“Da quando ero tornata in Valle dalla Sicilia, a luglio, la piscina di Saint-Vincent è l’unico impianto di quel genere in cui sono stata”. A parlare è un’insegnante della scuola primaria di Nus. Chiede di restare anonima, ma non riesce proprio a tenersi dentro la sua storia: ad aprile di quest’anno, dopo mesi di dolori e svariati cicli di medicinali, le hanno riscontrato la Legionella. Non è ancora del tutto uscita dall’infezione e, saputo della recente chiusura della struttura sportiva della media Valle per la presenza del batterio, pur consapevole che è difficile provare inconfutabilmente di averlo contratto nell’impianto, non vuole che si dica “non è successo niente”.

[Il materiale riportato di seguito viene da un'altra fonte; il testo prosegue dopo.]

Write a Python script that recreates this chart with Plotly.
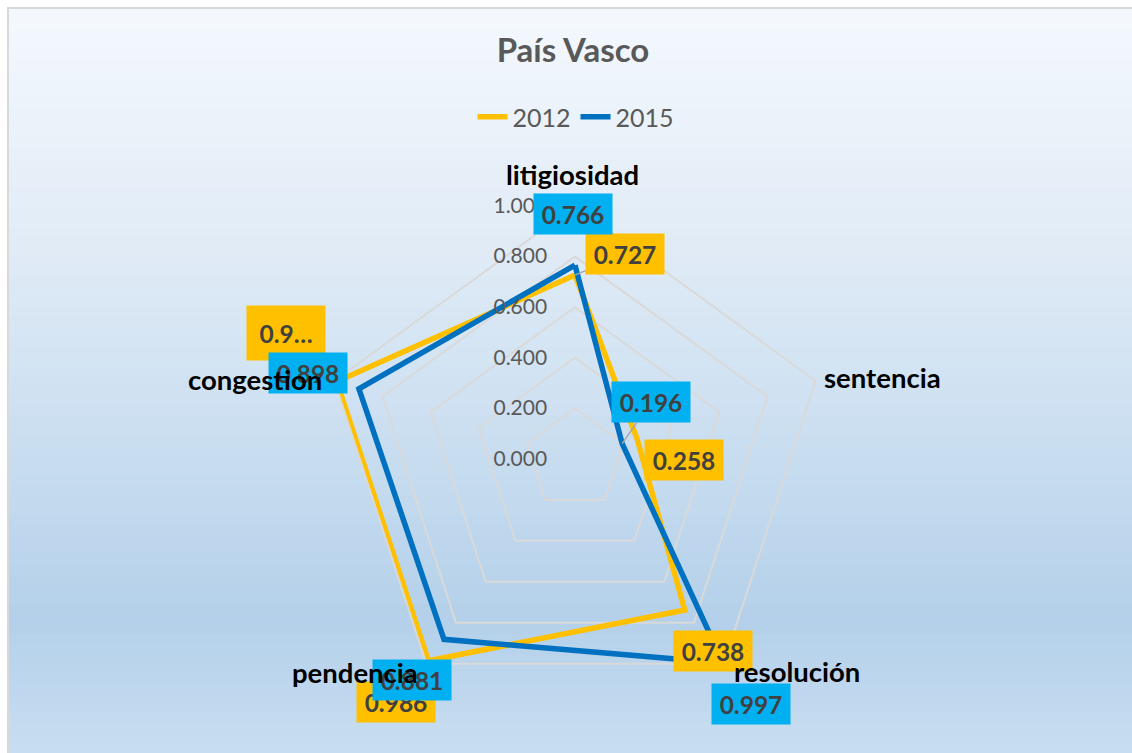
import math
import plotly.graph_objects as go

W, H = 1132, 753

categories = ["litigiosidad", "sentencia", "resolución", "pendencia", "congestion"]
values_2012 = [0.727, 0.258, 0.738, 0.986, 0.990]
values_2015 = [0.766, 0.196, 0.997, 0.881, 0.898]
labels_2012 = ["0.727", "0.258", "0.738", "0.986", "0.9…"]
labels_2015 = ["0.766", "0.196", "0.997", "0.881", "0.898"]
radial_ticks = [0.0, 0.2, 0.4, 0.6, 0.8, 1.0]

YELLOW = "#FFC000"
BLUE = "#0070C0"
BOX_BLUE = "#00B0F0"
FONT = "Lato"

# polar placement in pixels
CX, CY, RAD = 575, 459, 253
domain_x = [(CX - RAD) / W, (CX + RAD) / W]
domain_y = [(H - CY - RAD) / H, (H - CY + RAD) / H]


def to_paper(r, i):
    ang = math.radians(90 - 72 * i)
    px = CX + r * RAD * math.cos(ang)
    py = CY - r * RAD * math.sin(ang)
    return px / W, (H - py) / H


fig = go.Figure()

# background gradient
stops = [(0, (245, 249, 254)), (250, (224, 235, 246)), (400, (207, 225, 242)),
         (620, (180, 208, 234)), (753, (200, 221, 241))]
n = 75
for k in range(n):
    y0p = 9 + (H - 9) * k / n
    y1p = 9 + (H - 9) * (k + 1) / n
    ym = (y0p + y1p) / 2
    for (a, ca), (b, cb) in zip(stops[:-1], stops[1:]):
        if a <= ym <= b:
            t = (ym - a) / (b - a)
            col = tuple(round(ca[j] + (cb[j] - ca[j]) * t) for j in range(3))
            break
    fig.add_shape(type="rect", xref="paper", yref="paper",
                  x0=9 / W, x1=1.01, y0=(H - y1p) / H - 0.001, y1=(H - y0p) / H,
                  fillcolor="rgb(%d,%d,%d)" % col, line=dict(width=0), layer="below")
fig.add_shape(type="rect", xref="paper", yref="paper",
              x0=8 / W, x1=1.01, y0=-0.01, y1=(H - 8) / H,
              line=dict(color="#d9d9d9", width=2), layer="below")

fig.add_trace(go.Scatterpolar(
    r=values_2012 + values_2012[:1], theta=categories + categories[:1],
    name="2012", mode="lines", line=dict(color=YELLOW, width=5.5)
))
fig.add_trace(go.Scatterpolar(
    r=values_2015 + values_2015[:1], theta=categories + categories[:1],
    name="2015", mode="lines", line=dict(color=BLUE, width=5.5)
))

# data labels: offset in px (dx, dy down) and whether a leader line is shown
offs_2012 = [(50, -21, True), (47, 21, False), (28, 41, False), (-32, 41, False), (-51, -49, False)]
offs_2015 = [(-2, -51, False), (29, -42, True), (28, 41, False), (-32, 41, False), (-51, -16, False)]


def add_labels(vals, labs, offs, bg):
    for i, (v, lab, (dx, dy, lead)) in enumerate(zip(vals, labs, offs)):
        x, y = to_paper(v, i)
        fig.add_annotation(
            x=x, y=y, xref="paper", yref="paper", text="<b>%s</b>" % lab,
            showarrow=True, ax=dx, ay=dy, arrowhead=0, arrowwidth=1.5,
            arrowcolor="#a6a6a6" if lead else "rgba(0,0,0,0)",
            standoff=0, startstandoff=0,
            bgcolor=bg, width=68, height=44 if lab.endswith("…") else 30, borderpad=5,
            font=dict(family=FONT, size=24.5, color="#404040")
        )


add_labels(values_2012, labels_2012, offs_2012, YELLOW)
add_labels(values_2015, labels_2015, offs_2015, BOX_BLUE)

# category names, drawn above the data labels as in the original
cat_offs = [(-2, 31), (67, 3), (73, -8), (-71, -9), (-79, 1)]
for i, (name, (dx, dy)) in enumerate(zip(categories, cat_offs)):
    x, y = to_paper(1.0, i)
    fig.add_annotation(x=x, y=y, xref="paper", yref="paper", text="<b>%s</b>" % name,
                       showarrow=False, xshift=dx, yshift=dy,
                       xanchor="center", yanchor="middle",
                       font=dict(family=FONT, size=27.5, color="black"))

fig.update_layout(
    width=W, height=H,
    margin=dict(l=0, r=0, t=0, b=0),
    paper_bgcolor="white",
    font=dict(family=FONT),
    title=dict(text="<b>País Vasco</b>", x=573 / W, xanchor="center",
               y=1 - 50 / H, yanchor="middle",
               font=dict(family=FONT, size=33, color="#595959")),
    legend=dict(orientation="h", x=576 / W, xanchor="center", y=1 - 117 / H, yanchor="middle",
                font=dict(family=FONT, size=25, color="#595959"), bgcolor="rgba(0,0,0,0)"),
    polar=dict(
        domain=dict(x=domain_x, y=domain_y),
        bgcolor="rgba(0,0,0,0)",
        gridshape="linear",
        radialaxis=dict(range=[0, 1], tickvals=radial_ticks, tickformat=".3f",
                        angle=90, tickangle=90, side="counterclockwise", showline=False,
                        gridcolor="#d9d9d9", gridwidth=2,
                        ticks="outside", ticklen=20, tickcolor="rgba(0,0,0,0)",
                        tickfont=dict(family=FONT, size=21, color="#595959")),
        angularaxis=dict(rotation=90, direction="clockwise", showgrid=False,
                         linecolor="#d9d9d9", linewidth=2, ticks="",
                         showticklabels=False)
    )
)

fig.write_html("out.html", config={"displayModeBar": False},
               post_script="document.body.style.margin='0px';")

La donna si reca la prima volta in piscina il 4 ottobre scorso, accompagnando i partecipanti ad un corso, poi ci torna altre volte in seguito, fino al termine delle lezioni a dicembre. “Non entravo in acqua, ma ero nel locale delle docce, esposta ai vapori”, spiega. Per la fine del mese inizia ad accusare febbre e tosse. “Il medico mi visita e prescrive degli antibiotici. – spiega – Dopo qualche tempo torno al lavoro, ma continuo a stare male e il dottore consiglia una lastra, che evidenzia una polmonite”. La terapia antibiotica prosegue. Avverte benefici, ma la sensazione di sentirsi completamente ripresa no.
Mal di testa e brividi frequenti, la donna pensa ad un indebolimento causato dal tipo di farmaco. Appena può, nei momenti lasciati liberi dal lavoro, sta a casa per riposare, ma a febbraio crolla. “Una sera – continua a raccontare – mi accompagnano in Pronto soccorso e dagli esami emerge nuovamente la polmonite, stavolta sul lato opposto a quella già verificatasi”. La cura porta ancora degli antibiotici, ma la donna è spaventata e si rivolge privatamente ad uno specialista. “Si insospettisce, perché non si spiega due polmoniti nel giro di poco tempo, malgrado la copertura farmacologica massiccia, e mi prescrive vari accertamenti”.
Il mese scorso, la Legionella è nero su bianco negli esami della paziente. “Ho avvertito il medico, che ha fatto partire il protocollo di salute pubblica. Sono stata contattata dal responsabile di una struttura dell’Usl, che mi ha chiesto dove fossi stata da quando avevo iniziato a non sentirmi bene. Ho spiegato che a casa ho uno scambiatore di calore, non il boiler, che non avevo frequentato saune ed indicato la piscina di Saint-Vincent”. Una quindicina di giorni fa, il telefono della donna squilla di nuovo: “era l’azienda sanitaria per spiegare che, a seguito dei controlli effettuati, avevano individuato il batterio nel locale docce dell’impianto, proprio quello in cui ero stata”.
Oggi, dopo aver continuato la terapia, “alcuni valori di infezione ci sono ancora, ma borderline”, e un esito definitivo si avrà solo a fine giugno, quando ulteriori analisi diranno se l’insegnante potrà lasciarsi definitivamente alle spalle questo periodo difficile. Nel mentre, però, “sono stata male per sette mesi” e “mi sarebbe piaciuto un minimo di presa di coscienza” da parte del gestore dell’impianto e del Comune. La donna ha cercato di contattare il primo (“ma al numero della piscina, ancora ieri, rispondeva un messaggio automatico che spiega che è chiusa”) e di parlare con l’Assessore allo sport. “In Municipio – spiega – ho lasciato detto varie volte perché la cercavo, ma non si è mai fatto vivo nessuno”.
La donna non si rassegna: “continuerò a chiamare”. Nel frattempo si è anche rivolta ad un legale, per valutare le possibili azioni del caso. “Io mi sono ammalata, – conclude – ma se fosse accaduto ad altri, magari bambini o persone anziane, sarebbe stato anche peggio. Non pretendo scuse pubbliche, ma vorrei poter parlare con entrambi”. Vista la situazione, diventa piuttosto difficile trovarla una pretesa.